___ DATA EXTRACT

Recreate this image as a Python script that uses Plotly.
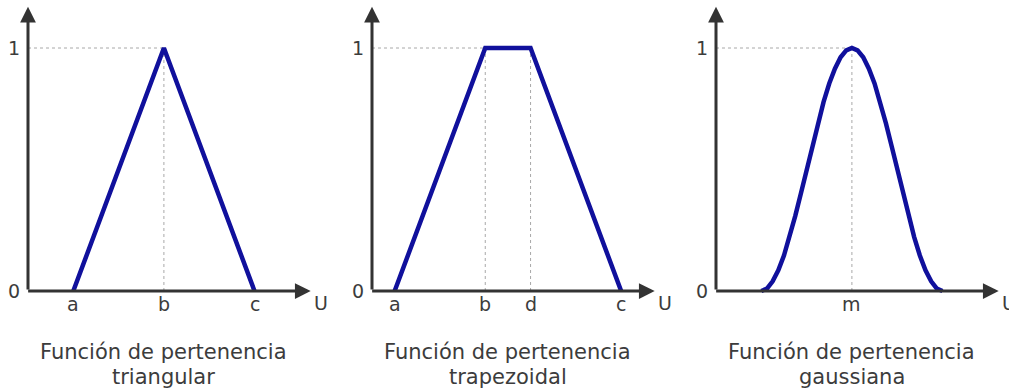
import plotly.graph_objects as go

# ---- data ----
tri_x = [1, 3, 5]
tri_y = [0, 1, 0]
tri_ticks = ["a", "b", "c"]

trap_x = [0.5, 2.5, 3.5, 5.5]
trap_y = [0, 1, 1, 0]
trap_ticks = ["a", "b", "d", "c"]

gauss_x = [1.0, 1.125, 1.25, 1.375, 1.5, 1.625, 1.75, 1.875, 2.0,
           2.125, 2.25, 2.375, 2.5, 2.625, 2.75, 2.875, 3.0,
           3.125, 3.25, 3.375, 3.5, 3.625, 3.75, 3.875, 4.0,
           4.125, 4.25, 4.375, 4.5, 4.625, 4.75, 4.875, 5.0]
gauss_y = [0.0, 0.01, 0.04, 0.085, 0.146, 0.222, 0.309, 0.402, 0.5,
           0.598, 0.691, 0.778, 0.854, 0.915, 0.962, 0.99, 1.0,
           0.99, 0.962, 0.915, 0.854, 0.778, 0.691, 0.598, 0.5,
           0.402, 0.309, 0.222, 0.146, 0.085, 0.04, 0.01, 0.0]
gauss_ticks_x = [3]
gauss_ticks = ["m"]

captions = [["Función de pertenencia", "triangular"],
            ["Función de pertenencia", "trapezoidal"],
            ["Función de pertenencia", "gaussiana"]]

# ---- layout geometry (pixels) ----
W, H = 1009, 389
origins = [28, 372, 716]
y0_px = 291
ux, uy = 45.3, 243
xr = [-0.3, 6.4]
yr = [-0.1, 1.19]
x_tip, y_tip = 6.24, 1.17

BLUE = "#10109c"
AXIS = "#333333"
GUIDE = "#a8a8a8"
TXT = "#3c3c3c"
FONT = "DejaVu Sans"

panels = [
    (tri_x, tri_y, tri_x, tri_ticks, [3]),
    (trap_x, trap_y, trap_x, trap_ticks, [2.5, 3.5]),
    (gauss_x, gauss_y, gauss_ticks_x, gauss_ticks, [3]),
]
peak_guides_h = [3, 2.5, 3]

fig = go.Figure()
annotations = []

for i, (px_, py_, tx, tt, vguides) in enumerate(panels):
    n = "" if i == 0 else str(i + 1)
    xa, ya = "x" + n, "y" + n

    # dotted guides
    fig.add_trace(go.Scatter(x=[0, peak_guides_h[i]], y=[1, 1], mode="lines",
                             line=dict(color=GUIDE, width=1, dash="dot"),
                             xaxis=xa, yaxis=ya, hoverinfo="skip"))
    for g in vguides:
        fig.add_trace(go.Scatter(x=[g, g], y=[0, 1], mode="lines",
                                 line=dict(color=GUIDE, width=1, dash="dot"),
                                 xaxis=xa, yaxis=ya, hoverinfo="skip"))

    # membership function
    fig.add_trace(go.Scatter(x=px_, y=py_, mode="lines",
                             line=dict(color=BLUE, width=4.5),
                             xaxis=xa, yaxis=ya, hoverinfo="skip"))

    ox = origins[i]
    fig.layout["xaxis" + n] = dict(
        domain=[(ox + xr[0] * ux) / W, (ox + xr[1] * ux) / W],
        range=xr, visible=False, anchor=ya)
    fig.layout["yaxis" + n] = dict(
        domain=[(H - (y0_px - yr[0] * uy)) / H, (H - (y0_px - yr[1] * uy)) / H],
        range=yr, visible=False, anchor=xa)

    # axis arrows
    annotations.append(dict(x=0, y=y_tip, ax=0, ay=0, xref=xa, yref=ya,
                            axref=xa, ayref=ya, text="", showarrow=True,
                            arrowhead=2, arrowsize=1.05, arrowwidth=3,
                            arrowcolor=AXIS, standoff=0, startstandoff=0))
    annotations.append(dict(x=x_tip, y=0, ax=-0.03, ay=0, xref=xa, yref=ya,
                            axref=xa, ayref=ya, text="", showarrow=True,
                            arrowhead=2, arrowsize=1.05, arrowwidth=3,
                            arrowcolor=AXIS, standoff=0, startstandoff=0))

    # tick labels
    for xv, lab in zip(tx, tt):
        annotations.append(dict(x=xv, y=0, xref=xa, yref=ya, text=lab,
                                showarrow=False, yanchor="middle", yshift=-13,
                                font=dict(family=FONT, size=19, color=TXT)))
    for yv, lab in [(0, "0"), (1, "1")]:
        annotations.append(dict(x=0, y=yv, xref=xa, yref=ya, text=lab,
                                showarrow=False, xanchor="center", xshift=-14,
                                yanchor="middle",
                                font=dict(family=FONT, size=19, color=TXT)))
    annotations.append(dict(x=x_tip, y=0, xref=xa, yref=ya, text="U",
                            showarrow=False, xanchor="left", xshift=1,
                            yanchor="middle", yshift=-12,
                            font=dict(family=FONT, size=19, color=TXT)))

    # captions
    for line, ypx in zip(captions[i], [352, 377]):
        annotations.append(dict(x=3, y=(H - ypx) / H, xref=xa, yref="paper",
                                text=line, showarrow=False, yanchor="middle",
                                font=dict(family=FONT, size=21, color=TXT)))

fig.update_layout(width=W, height=H, margin=dict(l=0, r=0, t=0, b=0),
                  paper_bgcolor="white", plot_bgcolor="white",
                  showlegend=False, annotations=annotations)

fig.write_html("out.html", config={"displayModeBar": False},
               post_script="document.body.style.margin='0';")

______

### OBJECTIVE
Leave the pictures out and copy the rest of the data exactly.

### EXPECTED ANSWER
Recreate this image as a Python script that uses Plotly.
import plotly.graph_objects as go

# ---- data ----
tri_x = [1, 3, 5]
tri_y = [0, 1, 0]
tri_ticks = ["a", "b", "c"]

trap_x = [0.5, 2.5, 3.5, 5.5]
trap_y = [0, 1, 1, 0]
trap_ticks = ["a", "b", "d", "c"]

gauss_x = [1.0, 1.125, 1.25, 1.375, 1.5, 1.625, 1.75, 1.875, 2.0,
           2.125, 2.25, 2.375, 2.5, 2.625, 2.75, 2.875, 3.0,
           3.125, 3.25, 3.375, 3.5, 3.625, 3.75, 3.875, 4.0,
           4.125, 4.25, 4.375, 4.5, 4.625, 4.75, 4.875, 5.0]
gauss_y = [0.0, 0.01, 0.04, 0.085, 0.146, 0.222, 0.309, 0.402, 0.5,
           0.598, 0.691, 0.778, 0.854, 0.915, 0.962, 0.99, 1.0,
           0.99, 0.962, 0.915, 0.854, 0.778, 0.691, 0.598, 0.5,
           0.402, 0.309, 0.222, 0.146, 0.085, 0.04, 0.01, 0.0]
gauss_ticks_x = [3]
gauss_ticks = ["m"]

captions = [["Función de pertenencia", "triangular"],
            ["Función de pertenencia", "trapezoidal"],
            ["Función de pertenencia", "gaussiana"]]

# ---- layout geometry (pixels) ----
W, H = 1009, 389
origins = [28, 372, 716]
y0_px = 291
ux, uy = 45.3, 243
xr = [-0.3, 6.4]
yr = [-0.1, 1.19]
x_tip, y_tip = 6.24, 1.17

BLUE = "#10109c"
AXIS = "#333333"
GUIDE = "#a8a8a8"
TXT = "#3c3c3c"
FONT = "DejaVu Sans"

panels = [
    (tri_x, tri_y, tri_x, tri_ticks, [3]),
    (trap_x, trap_y, trap_x, trap_ticks, [2.5, 3.5]),
    (gauss_x, gauss_y, gauss_ticks_x, gauss_ticks, [3]),
]
peak_guides_h = [3, 2.5, 3]

fig = go.Figure()
annotations = []

for i, (px_, py_, tx, tt, vguides) in enumerate(panels):
    n = "" if i == 0 else str(i + 1)
    xa, ya = "x" + n, "y" + n

    # dotted guides
    fig.add_trace(go.Scatter(x=[0, peak_guides_h[i]], y=[1, 1], mode="lines",
                             line=dict(color=GUIDE, width=1, dash="dot"),
                             xaxis=xa, yaxis=ya, hoverinfo="skip"))
    for g in vguides:
        fig.add_trace(go.Scatter(x=[g, g], y=[0, 1], mode="lines",
                                 line=dict(color=GUIDE, width=1, dash="dot"),
                                 xaxis=xa, yaxis=ya, hoverinfo="skip"))

    # membership function
    fig.add_trace(go.Scatter(x=px_, y=py_, mode="lines",
                             line=dict(color=BLUE, width=4.5),
                             xaxis=xa, yaxis=ya, hoverinfo="skip"))

    ox = origins[i]
    fig.layout["xaxis" + n] = dict(
        domain=[(ox + xr[0] * ux) / W, (ox + xr[1] * ux) / W],
        range=xr, visible=False, anchor=ya)
    fig.layout["yaxis" + n] = dict(
        domain=[(H - (y0_px - yr[0] * uy)) / H, (H - (y0_px - yr[1] * uy)) / H],
        range=yr, visible=False, anchor=xa)

    # axis arrows
    annotations.append(dict(x=0, y=y_tip, ax=0, ay=0, xref=xa, yref=ya,
                            axref=xa, ayref=ya, text="", showarrow=True,
                            arrowhead=2, arrowsize=1.05, arrowwidth=3,
                            arrowcolor=AXIS, standoff=0, startstandoff=0))
    annotations.append(dict(x=x_tip, y=0, ax=-0.03, ay=0, xref=xa, yref=ya,
                            axref=xa, ayref=ya, text="", showarrow=True,
                            arrowhead=2, arrowsize=1.05, arrowwidth=3,
                            arrowcolor=AXIS, standoff=0, startstandoff=0))

    # tick labels
    for xv, lab in zip(tx, tt):
        annotations.append(dict(x=xv, y=0, xref=xa, yref=ya, text=lab,
                                showarrow=False, yanchor="middle", yshift=-13,
                                font=dict(family=FONT, size=19, color=TXT)))
    for yv, lab in [(0, "0"), (1, "1")]:
        annotations.append(dict(x=0, y=yv, xref=xa, yref=ya, text=lab,
                                showarrow=False, xanchor="center", xshift=-14,
                                yanchor="middle",
                                font=dict(family=FONT, size=19, color=TXT)))
    annotations.append(dict(x=x_tip, y=0, xref=xa, yref=ya, text="U",
                            showarrow=False, xanchor="left", xshift=1,
                            yanchor="middle", yshift=-12,
                            font=dict(family=FONT, size=19, color=TXT)))

    # captions
    for line, ypx in zip(captions[i], [352, 377]):
        annotations.append(dict(x=3, y=(H - ypx) / H, xref=xa, yref="paper",
                                text=line, showarrow=False, yanchor="middle",
                                font=dict(family=FONT, size=21, color=TXT)))

fig.update_layout(width=W, height=H, margin=dict(l=0, r=0, t=0, b=0),
                  paper_bgcolor="white", plot_bgcolor="white",
                  showlegend=False, annotations=annotations)

fig.write_html("out.html", config={"displayModeBar": False},
               post_script="document.body.style.margin='0';")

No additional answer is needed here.